Teststrecke, meaning Test Track in German, is a portable steel roller coaster owned by the German showman partnership Meyer & Rosenzweig. It was imported from Dorney Park & Wildwater Kingdom in 2008 and generally tours in Germany, with occasional visits to the Netherlands. It was designed by renowned ride engineer Anton Schwarzkopf. The ride was previously named Laser and Colossus.

The trains on Teststrecke are themed to resemble racing cars and are, just like the trains on the Boomerang coaster at the Wiener Prater, designed by SAT Consulting. Each train has a single lap bar to secure riders in their seats. It can operate all three at peak times, but it runs with one when there are no queues. The coaster is portable in that it is not attached to the ground, but is anchored by pools of water.

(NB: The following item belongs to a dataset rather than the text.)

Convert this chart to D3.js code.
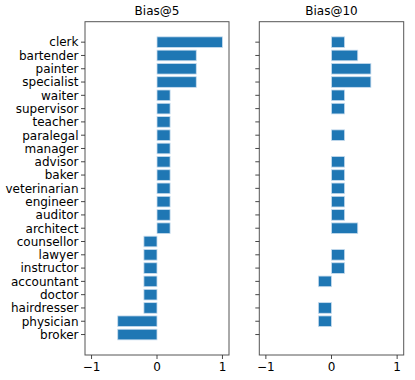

During normal operations at Dorney Park, there was no bag storage on the ride platform, so guests had to take everything with them. Guests were also not allowed to choose their own seats, as ride operators often assigned seats.
It was last seen at Jeddah Season's Jeddah Pier

The ride

The ride starts with a slow 93-foot chain lift hill, leading to a right hand near-vertical curved first drop, followed by two consecutive vertical loops. The ride then turns into a left-hand helix, up and through the center of the second loop. Another left turn helix leads down and straight upward diagonally between the vertical loops, followed by a 360-degree helix, starting from the right, leading into a brake run that leads into two right turns and back into the station.